Home · Articles · News · Random Thoughts · Driving my Hummer
. . . .

Driving my Hummer

George Foster - March 25th, 2004
I don’t know when I first fell in love with the Hummer.
It could have been during intense scenes of Black Hawk Down or at one of the Terminator flicks. The sight of enemy shells blasting off the chassis of those glorious Humvees, while the good guys are hunkered down inside, making their getaway, is enough to start me salivating.
In my wildest dreams, I visualize my hair blowing in the wind and debris splattering everywhere as my open-top Hummer and I climb over boulders and bulldoze through muddy rivers. More than 300 horses on the floor laugh at all obstacles in our path. Grille guards protect the few areas on my vehicle vulnerable to collisions – so back off, dude.
If my Hummer does force you off the road into a ditch, do not be alarmed. Shortly, it can pull you back to safety with the Hummer’s front-hitch mounted portable winch. Of course, in the city, traffic jams part whenever a Hummer arrives. As in Moses and the Red Sea, others can only step aside and stare in awe as my Hummer and I journey once more to the gas station.
Just in case you don’t know of what I speak, Hummers are those ultra-wide automobiles, taking up two lanes of highway. Previously a novelty, they are seen more and more on the road in recent years and always driven by the coolest guys in town. Hummers are based on the military Humvee and began production in 1992. Since military issued Humvees are unavailable for consumer use, a Hummer is the next best thing.
I have never owned one but Hummer ownership is my ultimate dream. For me, purchase of this behemoth is the measure by which I will eventually judge my life. I know… they cost a fortune ($50,000-$70,000 base plus accessories) and get a measly 10 miles or so per gallon of gasoline. Additionally, despite the jarring price tag on each vehicle, Hummers have gotten very low marks for quality of manufacturing.
I am aware those and any other pitfall you can argue. Still, there are many compelling reasons to own a Hummer – here are a few.
Driving a Hummer is good for the environment. Think about it. The planet is quickly running out of fossil fuels as the West continuous to burn oil at an increasing, gluttonous rate. Meanwhile, evil dictators, sitting on top of the world’s largest oil reserves, are holding the rest of the world hostage to their prices and tyrannical practices – a recipe for disaster, right?
Not if more of us owned Hummers. Such gas-guzzlers are actually accelerating the day that we run out of oil and finally develop our own renewable energy sources. We can all agree when that day comes, Americans will be far better off.

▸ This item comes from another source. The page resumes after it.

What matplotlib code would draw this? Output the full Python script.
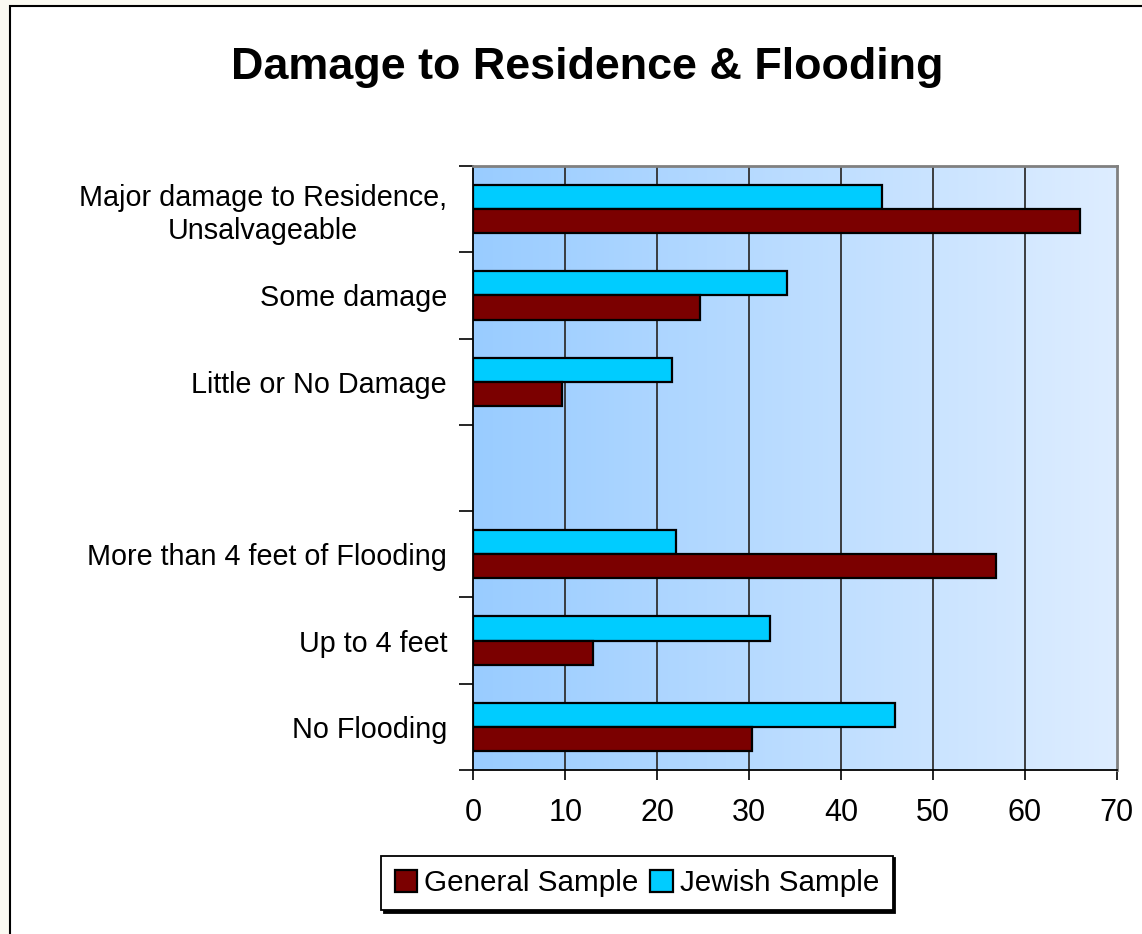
import numpy as np
import matplotlib.pyplot as plt
from matplotlib.patches import Rectangle

plt.rcParams["font.family"] = ["Liberation Sans", "DejaVu Sans"]

# Survey results (percent), top to bottom; the blank row separates the two groups
categories = ["Major damage to Residence,\nUnsalvageable", "Some damage",
              "Little or No Damage", "", "More than 4 feet of Flooding",
              "Up to 4 feet", "No Flooding"]
general = [66.0, 24.7, 9.6, np.nan, 56.9, 13.0, 30.3]
jewish = [44.5, 34.1, 21.6, np.nan, 22.0, 32.3, 45.9]
x_ticks = [0, 10, 20, 30, 40, 50, 60, 70]

fig = plt.figure(figsize=(11.42, 9.34), dpi=100, facecolor="#fbfaf2")

# white chart box with a black border
W, H = 1142, 934
fig.patches.append(Rectangle((10 / W, -0.1), 1.2, 1.1 - 6 / H, transform=fig.transFigure,
                             facecolor="white", edgecolor="black", lw=1.5, zorder=-1))

ax = fig.add_axes([473.4 / W, 1 - 770 / H, (1116.7 - 473.4) / W, (770 - 166) / H])

# horizontal blue gradient behind the bars
grad = np.linspace(0, 1, 256).reshape(1, -1)
left = np.array([0.60, 0.80, 1.0])
right = np.array([0.87, 0.93, 1.0])
img = left[None, None, :] * (1 - grad[..., None]) + right[None, None, :] * grad[..., None]
ax.imshow(img, extent=[0, 1, 0, 1], transform=ax.transAxes, aspect="auto", zorder=0)

y = np.arange(len(categories))
h = 0.28
ax.barh(y - h / 2, jewish, height=h, color="#00ccff", edgecolor="black", lw=1.6,
        zorder=3, label="Jewish Sample")
ax.barh(y + h / 2, general, height=h, color="#7b0000", edgecolor="black", lw=1.6,
        zorder=3, label="General Sample")

ax.set_xlim(0, 70)
ax.set_ylim(len(categories) - 0.5, -0.5)
ax.set_xticks(x_ticks)
ax.set_xticklabels([str(v) for v in x_ticks])
ax.set_yticks(y)
ax.set_yticklabels(categories, multialignment="center")
ax.set_yticks(np.arange(len(categories) + 1) - 0.5, minor=True)

ax.tick_params(axis="y", which="major", length=0, pad=19, labelsize=20.7)
ax.tick_params(axis="y", which="minor", length=10, width=1.2, direction="out")
ax.tick_params(axis="x", length=7, width=1.2, direction="out", pad=13, labelsize=22)

for v in x_ticks[1:-1]:
    ax.axvline(v, color="#303030", lw=1.3, zorder=1)

ax.spines["left"].set_linewidth(1.3)
ax.spines["bottom"].set_linewidth(1.3)
for s in ("top", "right"):
    ax.spines[s].set_color("#808080")
    ax.spines[s].set_linewidth(2)

fig.text(587 / W, 1 - 67 / H, "Damage to Residence & Flooding", ha="center", va="center",
         fontsize=32.3, fontweight="bold")

handles, labels = ax.get_legend_handles_labels()
leg = fig.legend(handles[::-1], labels[::-1], loc="center", ncol=2,
                 bbox_to_anchor=(637 / W, 1 - 883 / H), fontsize=21.3, fancybox=False,
                 edgecolor="black", framealpha=1, handlelength=0.75, handleheight=0.75,
                 handletextpad=0.25, columnspacing=0.4, borderpad=0.45,
                 borderaxespad=0, shadow={"color": "black", "alpha": 1})
leg.get_frame().set_linewidth(1.3)

fig.savefig("out.png", dpi=100, facecolor=fig.get_facecolor())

Safety. Every consumer report I’ve ever read concludes that the bigger the vehicle you drive, the more likely you are to survive a collision. Hummers are the biggest, baddest vehicles on the road – a virtual Sherman tank. The $70,000 models will set up a buffer zone of 9000 pounds of steel between any looming danger in your path and the passengers inside (you, your family and friends - bring the whole neighborhood, there is plenty of room in the newer models).
Driving a Hummer is a statement. For some, Hummer owners are dripping with a shallow, egomania that covers up for an inferiority complex carried over from childhood. I dispute that image. My view is that driving a Hummer around town is an opportunity to express one’s patriotism. If John Wayne were here today, you can bet he would be driving a Hummer. I understand Arnold Swartzenegger owns eight – now there is a true patriot. After all, Arnold knows driving a Hummer is as American as apple pie and chasing women.

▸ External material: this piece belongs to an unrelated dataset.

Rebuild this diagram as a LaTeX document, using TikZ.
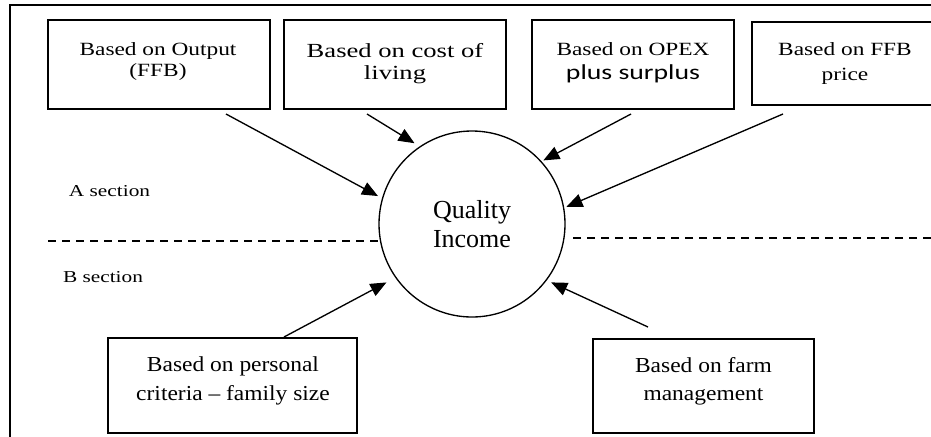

Cruising around in a near-military vehicle shows solidarity with our troops. What would you rather be driving if attacked by terrorists here – a Toyota hybrid? Best of all, Hummers are manufactured by General Motors in the good old USA. So, now you know - Hummer owners are concerned with societal issues and not the superficial, conceited louts as portrayed.
Getting chicks. What woman can resist a guy who drives a car that costs more than a house. The ladies also know that Hummer owners are macho, charismatic, sexy, and very successful. BMW and Corvette owners: you are out of luck. Women have moved on to chasing guys in Hummers.
I only hope they can wait 20 more years while I am saving to buy one.